Lois Lowry's Children's Books Include Mythic Figures

April 26, 2006
By JANE HENDERSON, Post Dispatch Book Editor
St. Louis Post-Dispatch



Lois Lowry's children are long grown, but she still fields endless questions from kids.

They fill her e-mail inbox, particularly when their class is reading one of Lowry's Newbery Award-winning books, "The Giver" or "Number the Stars."

With straightforward prose but complex themes, Lowry's works lend themselves to the kind of teacher questions that lead to provocative discussions: Is a utopian society really desirable, like in "The Giver"? Are communities obliged to care for others, such as the persecuted Jews in "Number the Stars"?

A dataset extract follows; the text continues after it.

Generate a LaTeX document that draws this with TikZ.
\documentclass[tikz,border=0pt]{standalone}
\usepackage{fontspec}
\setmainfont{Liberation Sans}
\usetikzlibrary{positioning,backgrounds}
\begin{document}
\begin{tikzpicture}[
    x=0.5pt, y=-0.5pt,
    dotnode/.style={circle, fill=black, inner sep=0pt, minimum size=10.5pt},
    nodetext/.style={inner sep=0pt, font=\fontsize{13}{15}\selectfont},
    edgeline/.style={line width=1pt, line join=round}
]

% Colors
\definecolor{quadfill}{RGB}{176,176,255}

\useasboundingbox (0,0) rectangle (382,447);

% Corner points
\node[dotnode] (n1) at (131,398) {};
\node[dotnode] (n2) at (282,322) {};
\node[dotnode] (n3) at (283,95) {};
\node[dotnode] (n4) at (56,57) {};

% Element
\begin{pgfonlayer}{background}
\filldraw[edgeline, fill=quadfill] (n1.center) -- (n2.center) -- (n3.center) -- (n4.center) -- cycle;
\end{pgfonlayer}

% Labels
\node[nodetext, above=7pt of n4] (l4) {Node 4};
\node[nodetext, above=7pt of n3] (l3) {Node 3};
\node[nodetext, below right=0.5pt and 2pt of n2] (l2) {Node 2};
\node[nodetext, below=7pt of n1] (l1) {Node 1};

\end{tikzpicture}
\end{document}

Her new book, "Gossamer," is inspired in part by children's efforts to understand the world. As Lowry's young grandson once told her: "My head is just so full of thoughts."

Lowry, 69, will be in town tonight to talk about children's thoughts, and her own, at the Buder branch of the St. Louis Public Library.

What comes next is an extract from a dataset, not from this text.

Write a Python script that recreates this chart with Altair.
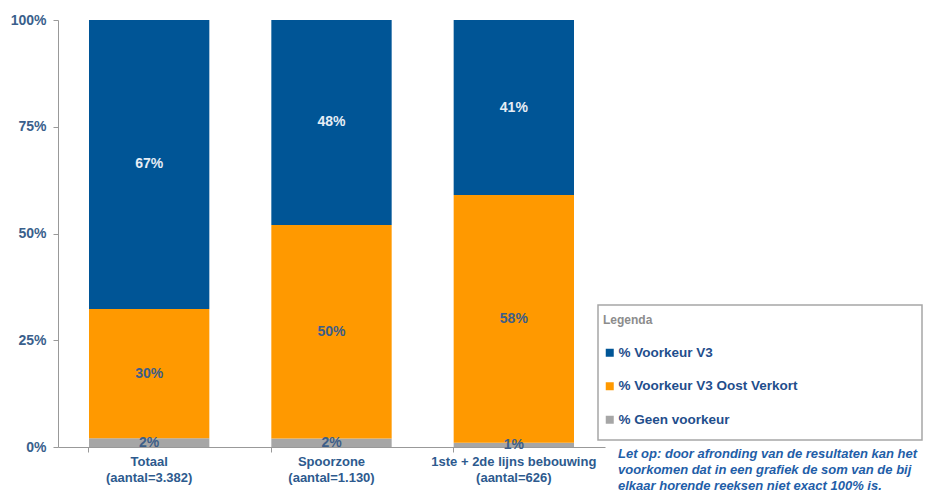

The thoughts featured in "Gossamer" (140 pages, Houghton Mifflin, $16) are those nocturnal mysteries known as dreams. Lowry has imagined a community of "dream-givers," creatures that bestow dreams on sleeping humans.

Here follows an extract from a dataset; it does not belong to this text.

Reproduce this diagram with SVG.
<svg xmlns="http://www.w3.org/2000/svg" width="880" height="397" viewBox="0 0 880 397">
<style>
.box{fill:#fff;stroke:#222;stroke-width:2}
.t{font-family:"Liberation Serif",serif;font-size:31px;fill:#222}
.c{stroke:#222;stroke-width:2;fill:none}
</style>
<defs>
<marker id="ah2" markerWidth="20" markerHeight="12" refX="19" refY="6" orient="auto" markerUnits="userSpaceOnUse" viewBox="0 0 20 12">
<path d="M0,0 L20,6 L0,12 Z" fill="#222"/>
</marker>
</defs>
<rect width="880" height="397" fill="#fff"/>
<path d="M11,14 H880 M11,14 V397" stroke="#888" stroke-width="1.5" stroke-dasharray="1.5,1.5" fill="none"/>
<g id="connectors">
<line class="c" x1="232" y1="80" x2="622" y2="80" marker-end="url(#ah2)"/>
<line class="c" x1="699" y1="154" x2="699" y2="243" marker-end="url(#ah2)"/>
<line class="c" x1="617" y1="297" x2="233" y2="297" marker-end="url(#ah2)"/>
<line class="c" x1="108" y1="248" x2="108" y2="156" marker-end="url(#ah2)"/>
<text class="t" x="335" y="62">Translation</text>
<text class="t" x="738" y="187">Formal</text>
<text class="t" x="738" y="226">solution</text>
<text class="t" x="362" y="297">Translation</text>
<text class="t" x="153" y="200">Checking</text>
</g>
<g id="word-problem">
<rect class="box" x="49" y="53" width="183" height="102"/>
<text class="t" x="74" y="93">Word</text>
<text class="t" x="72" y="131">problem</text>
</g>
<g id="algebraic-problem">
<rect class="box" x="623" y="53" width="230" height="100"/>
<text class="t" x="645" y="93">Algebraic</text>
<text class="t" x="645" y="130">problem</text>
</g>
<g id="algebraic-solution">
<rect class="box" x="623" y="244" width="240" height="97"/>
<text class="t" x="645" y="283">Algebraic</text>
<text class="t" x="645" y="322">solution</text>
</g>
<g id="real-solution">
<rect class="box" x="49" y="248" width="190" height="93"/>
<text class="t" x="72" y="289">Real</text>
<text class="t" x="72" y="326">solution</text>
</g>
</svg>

She writes: "Through touching, they gather material: memories, colors, words once spoken, hints of scents and the tiniest fragments of forgotten sound. They collect pieces of the past, of long ago and of yesterday. They combine these things carefully, creating dreams. ... Every human population has countless such colonies - invisible always - of these well-organized, attentive and hard-working creatures who move silently through the nights at their task."

Lowry, who discussed her books from Cambridge, Mass., says kids who love books buy into such fantasy. That world "will become real to them very quickly."

Although "Gossamer" is different from "The Giver" and two books that follow it, making up a trilogy, Lowry says that all probably have mythic elements.

"I'm thinking of recurring mythic figures in literature," she says. "Some of those figures appear in 'The Giver,' 'Gathering Blue' and 'Messenger,' such as the wise old person. That is true in 'Gossamer' as well. The ones who teach the young and transmit the knowledge. That is a mythic figure."

In "Gossamer" the creatures go by adjectival labels such as Most Ancient, Fastidious and Littlest One.

The book has somber elements as well. "Gossamer" opens with a night scene: "An owl called, its shuddering hoots repeating mournfully in the distance. Somewhere nearby, heavy wings swooped and a young rabbit, captured by sharp talons, shrieked as he was lifted to his doom."

The humans featured in the story, the recipients of the dreams, include a lonely older woman, a boy in foster care and his struggling mother.

Lowry doesn't shield young readers from some of the more depressing aspects of life.

"I don't think kids need to be protected from the tragic," she says.

Her first book for children, in fact, was based in part on the fact that her sister died at age 28 and how the death affected her family. "A Summer to Die" was published in 1977, the same year Lowry's marriage ended.

She talks freely of another tragedy in her life, the death of her pilot son in a military accident.

"That's become a part of who I am," Lowry says. "He's part of my history."

Her other three children are still living, and she has four grandchildren ranging in age from 23 to 5. Lowry's companion of 26 years (whom she sometimes refers to as her husband) shares her homes in Cambridge and a 235-year-old Maine farmhouse.

Although she obviously respects history, she doesn't expect children to read long, old-fashioned novels.

"I don't think a kid will sit still for Dickens or 'The Secret Garden,'" she says. "I have to speed it up a bit."

However, that doesn't mean her books talk down to them.

"For the most part, kids that I write for tend to be introspective, discriminating young readers," Lowry says. "If you think of them as dumb adolescents, then that is what they are going to be for you. I respect them."

"The Giver" is expected to be made into a movie, and Lowry says Jeff Bridges may star as the title character.

A movie of her best-known work will probably fill her e-mail with even more questions. She has some boilerplate responses for the standard how-did-you-get-the-idea-for-the-book questions.

But she hopes that class discussions go deeper, and she has her own tip for teachers:

"I wouldn't focus on minor facts, but on the concepts and how they relate to actual lives."